Employment Rights (Dispute Resolution) Act 1998
- Parliament of the United Kingdom
- Long title: An Act to rename industrial tribunals and amend the law relating to those tribunals; to amend the law relating to dismissal procedures agreements and other alternative methods of resolving disputes about employment rights; to provide for the adjustment of awards of compensation for unfair dismissal in cases where no use is made of internal procedures for appealing against dismissal; to make provision about cases involving both unfair dismissal and disability discrimination; and for connected purposes.
- Citation: 1998 c. 8
- Territorial extent: England and Wales; Scotland; Northern Ireland (in part);

Dates
- Royal assent: 8 April 1998
- Commencement: various

Other legislation
- Amends: Courts Act 1971; House of Commons Disqualification Act 1975; Judicial Pensions Act 1981; National Heritage Act 1983; National Heritage (Scotland) Act 1985; Legal Aid (Scotland) Act 1986; Courts and Legal Services Act 1990; Trade Union and Labour Relations (Consolidation) Act 1992; Judicial Pensions and Retirement Act 1993; Trade Union Reform and Employment Rights Act 1993; Employment Tribunals Act 1996; Employment Rights Act 1996; Scotland Act 1998;
- Amended by: Employment Relations Act 1999; Statute Law (Repeals) Act 2004;

Status: Amended

Text of statute as originally enacted

Revised text of statute as amended

Text of the Employment Rights (Dispute Resolution) Act 1998 as in force today (including any amendments) within the United Kingdom, from legislation.gov.uk.

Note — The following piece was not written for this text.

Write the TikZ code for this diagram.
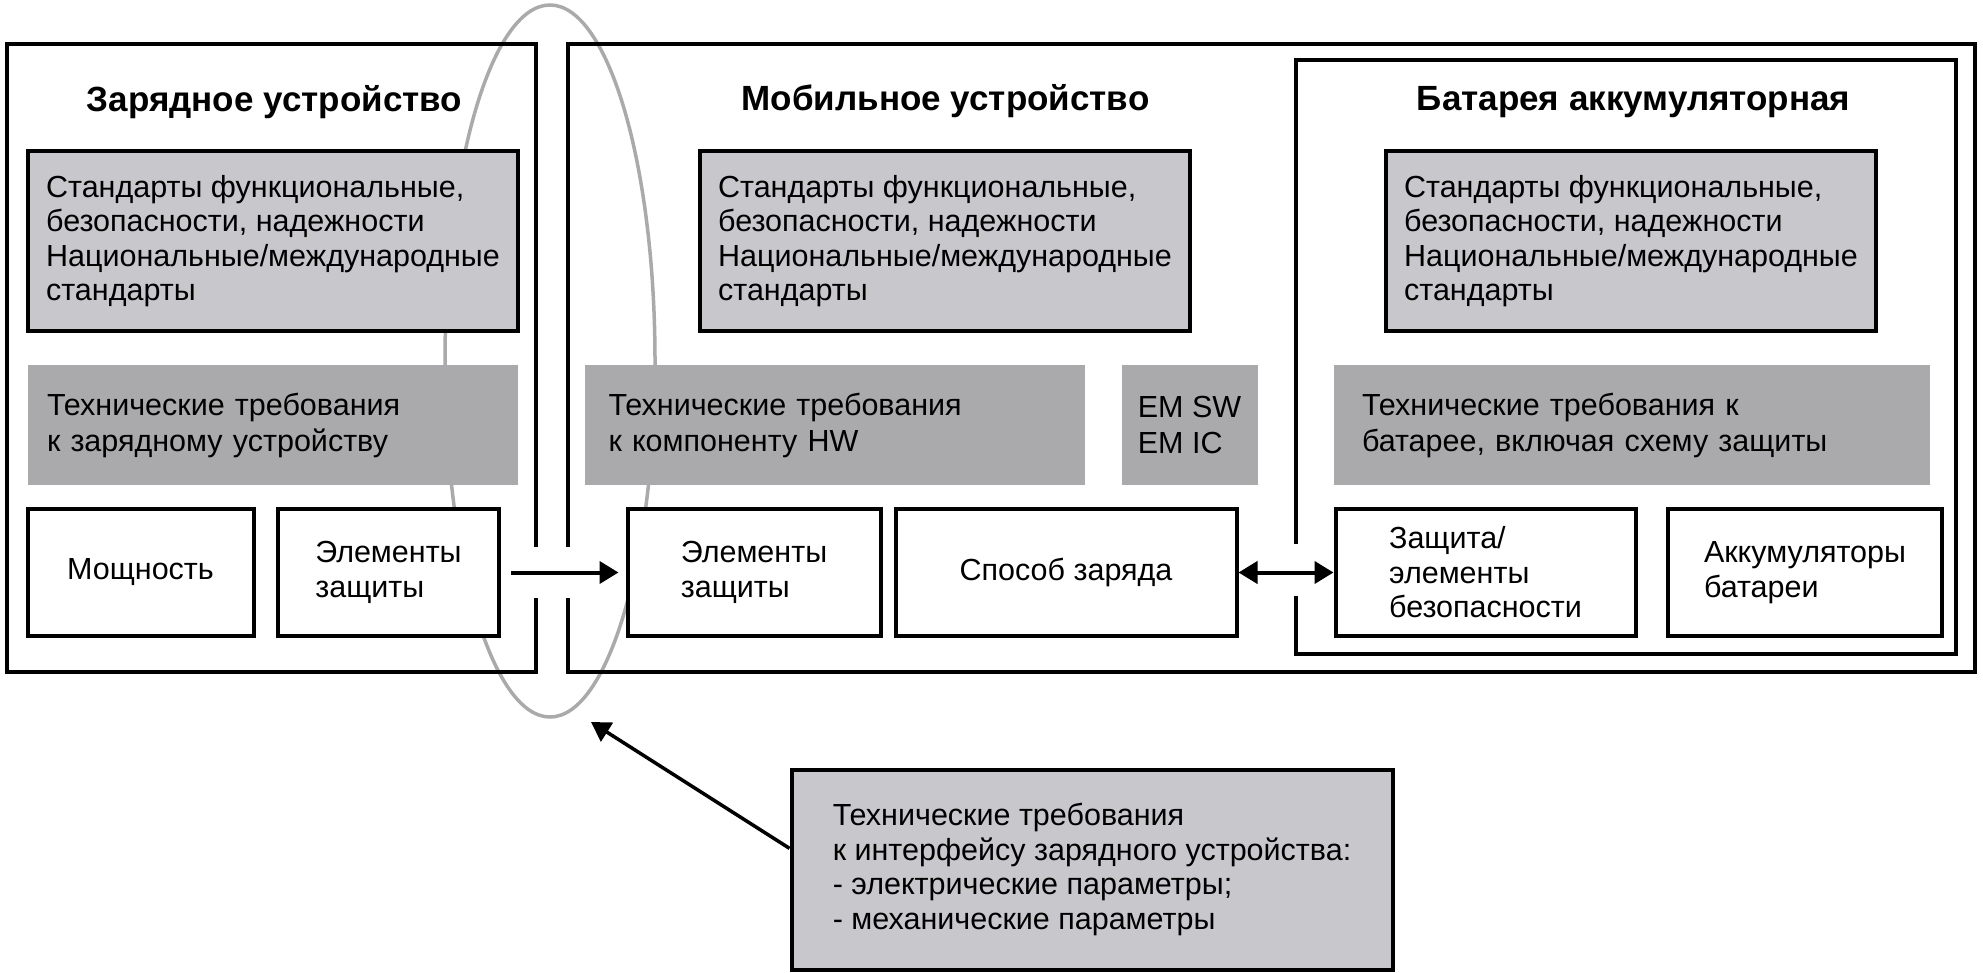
\documentclass[tikz,border=0pt]{standalone}
\usepackage{fontspec}
\setmainfont{Liberation Sans}
\usetikzlibrary{arrows.meta,shapes.geometric}
\definecolor{stdgray}{RGB}{200,200,204}
\definecolor{techgray}{RGB}{170,170,172}
\definecolor{ovalgray}{RGB}{170,170,170}
\hyphenpenalty=10000
\exhyphenpenalty=10000
\begin{document}
\begin{tikzpicture}[x=1pt,y=-1pt,
    every node/.style={font=\fontsize{30.5}{34.5}\selectfont},
    title/.style={font=\fontsize{35}{40}\selectfont\bfseries},
    stdbox/.style={draw,line width=4pt,fill=stdgray,align=left,minimum width=490pt,minimum height=180pt},
    techbox/.style={fill=techgray,align=left,minimum height=119pt,font=\fontsize{30.5}{36}\selectfont},
    partbox/.style={draw,line width=4pt,fill=white,align=left,minimum height=127pt},
    frame/.style={line width=4pt},
    arr/.style={line width=4pt,-{Triangle[length=19pt,width=22pt]}}]
  \useasboundingbox (0,0) rectangle (1983,973);
  \node[draw=ovalgray,line width=3.5pt,ellipse,inner sep=0pt,minimum width=210pt,minimum height=712pt] (iface) at (550,361) {};
  \draw[frame] (536,547) -- (536,44) -- (6.5,44) -- (6.5,672) -- (536,672) -- (536,598);
  \draw[frame] (568,547) -- (568,44) -- (1975,44) -- (1975,672) -- (568,672) -- (568,598);
  \draw[line width=3.5pt] (1296,544) -- (1296,60) -- (1956,60) -- (1956,654) -- (1296,654) -- (1296,596);
  \node[title] (chargerT) at (274.5,102) {Зарядное устройство};
  \node[title] (mobileT) at (945.5,101) {Мобильное устройство};
  \node[title] (batteryT) at (1633.5,102) {Батарея аккумуляторная};
  \node[stdbox] (stdL) at (273,241) {Стандарты функциональные,\\безопасности, надежности\\Национальные/международные\\стандарты};
  \node[stdbox] (stdM) at (945,241) {Стандарты функциональные,\\безопасности, надежности\\Национальные/международные\\стандарты};
  \node[stdbox] (stdR) at (1631,241) {Стандарты функциональные,\\безопасности, надежности\\Национальные/международные\\стандарты};
  \node[techbox,inner xsep=19pt,text width=452pt] (techL) at (273,425) {Технические требования\\к зарядному устройству};
  \node[techbox,inner xsep=24pt,text width=452pt] (techM) at (834.5,425) {Технические требования\\к компоненту HW};
  \node[techbox,minimum width=136pt] (emT) at (1189.5,425) {EM SW\\EM IC};
  \node[techbox,inner xsep=28pt,text width=540pt] (techR) at (1632,425) {Технические требования к\\батарее, включая схему защиты};
  \node[partbox,minimum width=226pt] (power) at (140.5,572.5) {Мощность};
  \node[partbox,minimum width=221pt] (protL) at (388.5,572.5) {Элементы\\защиты};
  \node[partbox,minimum width=253pt] (protM) at (754,572.5) {Элементы\\защиты};
  \node[partbox,minimum width=341pt] (chargeWay) at (1066,572.5) {Способ заряда};
  \node[partbox,minimum width=300pt] (safety) at (1485.5,572.5) {Защита/\\элементы\\безопасности};
  \node[partbox,minimum width=274pt] (cells) at (1805,572.5) {Аккумуляторы\\батареи};
  \node[draw,line width=4pt,fill=stdgray,align=left,minimum width=601pt,minimum height=200pt] (callout) at (1092,869.5) {Технические требования\\к интерфейсу зарядного устройства:\\- электрические параметры;\\- механические параметры};
  \coordinate (tip) at (591,722);
  \draw[arr,shorten <=10pt,shorten >=7pt] (protL.east) -- (protM.west);
  \draw[arr,{Triangle[length=19pt,width=22pt]}-{Triangle[length=19pt,width=22pt]}] (chargeWay.east) -- (safety.west);
  \draw[arr,line width=3.5pt] (callout.176) -- (tip);
\end{tikzpicture}
\end{document}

= Employment Rights (Dispute Resolution) Act 1998 =

Act of the Parliament of the United Kingdom

The Employment Rights (Dispute Resolution) Act 1998 (c. 8) is an act of the Parliament of the United Kingdom concerning dispute resolution in British labour law.

== Purpose ==
The goal of the legislation was to allow disputes to be resolved speedily, efficiently and economically.

== Provisions ==
The 1998 act empowered the Advisory, Conciliation and Arbitration Service (ACAS) to create arbitration hearings as an alternative dispute resolution mechanism to the employment tribunals. The scheme is known as the Acas Arbitration Scheme.

The act renamed industrial tribunals to employment tribunals.

==In practice==
In 2003 to 2004 the number of tribunal claims was around 50,000 each year. The number of disputes attracted to arbitration under the 1998 act scheme was seven.